To demonstrate the difference -- if instead of writing

printf '%s\n' "${!prefixes_seen[@]}"

you wrote

printf '%q\n' "${!prefixes_seen[@]}"

it would emit the prefix of the hypothetical file f$'\n'oobar as

$'f\n'

instead of

f

...with an extra newline below it.


If you want to pass lists of filenames (or, as here, filename prefixes) between programs, the safe way to do it is to NUL-delimit the elements -- as NULs are the single character which can't possibly exist in a valid UNIX path. (A filename also can't contain /, but a path obviously can).
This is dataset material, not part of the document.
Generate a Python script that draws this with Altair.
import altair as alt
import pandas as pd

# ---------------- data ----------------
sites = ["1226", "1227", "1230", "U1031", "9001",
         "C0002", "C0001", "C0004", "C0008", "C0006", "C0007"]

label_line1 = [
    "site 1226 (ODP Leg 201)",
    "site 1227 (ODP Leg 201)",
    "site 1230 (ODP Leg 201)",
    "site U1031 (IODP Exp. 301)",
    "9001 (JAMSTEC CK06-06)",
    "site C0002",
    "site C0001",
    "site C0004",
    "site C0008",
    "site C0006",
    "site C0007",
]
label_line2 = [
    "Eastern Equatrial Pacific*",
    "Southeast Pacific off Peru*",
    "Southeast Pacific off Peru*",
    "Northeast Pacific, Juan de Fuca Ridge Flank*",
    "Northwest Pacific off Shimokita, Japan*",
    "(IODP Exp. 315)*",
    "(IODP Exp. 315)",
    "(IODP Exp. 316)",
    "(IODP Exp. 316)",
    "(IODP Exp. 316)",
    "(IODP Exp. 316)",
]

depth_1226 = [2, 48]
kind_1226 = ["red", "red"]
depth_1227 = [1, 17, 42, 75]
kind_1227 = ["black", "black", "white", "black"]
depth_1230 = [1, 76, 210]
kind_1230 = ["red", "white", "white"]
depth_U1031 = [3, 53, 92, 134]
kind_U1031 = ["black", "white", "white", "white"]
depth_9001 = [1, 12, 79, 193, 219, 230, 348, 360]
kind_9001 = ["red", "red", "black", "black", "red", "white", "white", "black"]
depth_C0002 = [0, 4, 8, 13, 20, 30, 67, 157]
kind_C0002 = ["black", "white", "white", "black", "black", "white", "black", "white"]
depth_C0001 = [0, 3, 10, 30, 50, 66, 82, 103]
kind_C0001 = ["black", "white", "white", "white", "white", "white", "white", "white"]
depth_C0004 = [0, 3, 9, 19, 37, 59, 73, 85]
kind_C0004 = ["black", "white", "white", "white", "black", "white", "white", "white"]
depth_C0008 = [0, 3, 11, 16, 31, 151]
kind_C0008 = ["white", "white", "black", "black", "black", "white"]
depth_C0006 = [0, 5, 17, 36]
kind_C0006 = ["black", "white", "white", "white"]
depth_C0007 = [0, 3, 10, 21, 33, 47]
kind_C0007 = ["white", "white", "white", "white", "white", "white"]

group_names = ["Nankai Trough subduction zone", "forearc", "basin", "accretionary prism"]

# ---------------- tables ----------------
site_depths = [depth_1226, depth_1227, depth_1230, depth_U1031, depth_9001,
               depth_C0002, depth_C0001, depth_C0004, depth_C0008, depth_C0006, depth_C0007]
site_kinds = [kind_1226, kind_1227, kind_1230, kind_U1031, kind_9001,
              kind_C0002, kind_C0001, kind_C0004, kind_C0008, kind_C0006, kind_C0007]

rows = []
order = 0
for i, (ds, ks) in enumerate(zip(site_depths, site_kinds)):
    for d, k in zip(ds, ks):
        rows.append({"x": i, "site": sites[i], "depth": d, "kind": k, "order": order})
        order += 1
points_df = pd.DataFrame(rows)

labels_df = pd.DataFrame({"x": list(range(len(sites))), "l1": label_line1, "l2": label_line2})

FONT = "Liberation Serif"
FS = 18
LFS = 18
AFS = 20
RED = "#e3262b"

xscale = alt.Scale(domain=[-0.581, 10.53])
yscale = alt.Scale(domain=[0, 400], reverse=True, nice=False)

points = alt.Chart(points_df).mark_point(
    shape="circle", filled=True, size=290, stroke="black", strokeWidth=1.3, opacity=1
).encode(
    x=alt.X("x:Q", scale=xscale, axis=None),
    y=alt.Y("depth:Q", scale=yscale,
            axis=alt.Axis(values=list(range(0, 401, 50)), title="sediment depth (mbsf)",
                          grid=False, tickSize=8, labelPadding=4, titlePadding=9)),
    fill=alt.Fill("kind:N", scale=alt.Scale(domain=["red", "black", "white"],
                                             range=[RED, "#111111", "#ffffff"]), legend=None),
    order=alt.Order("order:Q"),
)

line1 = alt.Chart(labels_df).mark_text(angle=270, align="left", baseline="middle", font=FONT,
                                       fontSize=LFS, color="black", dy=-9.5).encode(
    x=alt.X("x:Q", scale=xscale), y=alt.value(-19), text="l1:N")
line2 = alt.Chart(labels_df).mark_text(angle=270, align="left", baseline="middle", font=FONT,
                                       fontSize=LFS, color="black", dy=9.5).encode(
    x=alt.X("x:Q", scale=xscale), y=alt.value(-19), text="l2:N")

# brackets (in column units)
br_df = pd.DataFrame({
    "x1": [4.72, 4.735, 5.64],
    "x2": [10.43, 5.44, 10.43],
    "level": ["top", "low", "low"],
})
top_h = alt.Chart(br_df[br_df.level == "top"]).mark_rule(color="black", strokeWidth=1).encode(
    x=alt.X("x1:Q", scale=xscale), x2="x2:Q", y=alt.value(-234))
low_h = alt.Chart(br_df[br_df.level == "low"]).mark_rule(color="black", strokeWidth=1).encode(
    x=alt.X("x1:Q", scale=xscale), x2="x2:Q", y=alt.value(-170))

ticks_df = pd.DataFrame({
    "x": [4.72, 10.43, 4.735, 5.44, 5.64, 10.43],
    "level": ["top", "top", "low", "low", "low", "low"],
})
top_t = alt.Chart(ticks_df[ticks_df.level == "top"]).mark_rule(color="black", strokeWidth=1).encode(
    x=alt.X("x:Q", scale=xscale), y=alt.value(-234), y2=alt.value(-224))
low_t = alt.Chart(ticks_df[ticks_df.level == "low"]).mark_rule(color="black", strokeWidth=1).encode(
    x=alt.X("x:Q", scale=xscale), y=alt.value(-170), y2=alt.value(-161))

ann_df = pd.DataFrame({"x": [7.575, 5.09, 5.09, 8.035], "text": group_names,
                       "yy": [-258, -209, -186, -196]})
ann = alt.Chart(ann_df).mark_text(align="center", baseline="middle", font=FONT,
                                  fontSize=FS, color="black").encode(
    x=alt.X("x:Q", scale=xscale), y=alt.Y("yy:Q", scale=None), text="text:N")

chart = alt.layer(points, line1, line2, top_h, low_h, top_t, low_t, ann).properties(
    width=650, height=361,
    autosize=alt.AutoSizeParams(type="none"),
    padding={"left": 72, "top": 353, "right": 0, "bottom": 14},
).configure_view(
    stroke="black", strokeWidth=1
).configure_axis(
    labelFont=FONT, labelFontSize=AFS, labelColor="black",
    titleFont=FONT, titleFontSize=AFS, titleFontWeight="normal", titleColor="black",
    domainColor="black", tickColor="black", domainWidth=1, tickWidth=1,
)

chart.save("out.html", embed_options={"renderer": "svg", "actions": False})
A NUL-delimited list can be written like so:

printf '%s\0' "${!prefixes_seen[@]}"

...and read back into an identical data structure on the receiving end (should the receiving code be written in bash) like so:

declare -A prefixes_seen=( )
while IFS= read -r -d '' prefix; do
  prefixes_seen[$prefix]=1
done
Charles Duffy
  • 280,126
  • 43
  • 390
  • 441
1

No, you use the cut command:

ls | cut -c1-7
Andy Lester
  • 91,102
  • 13
  • 100
  • 152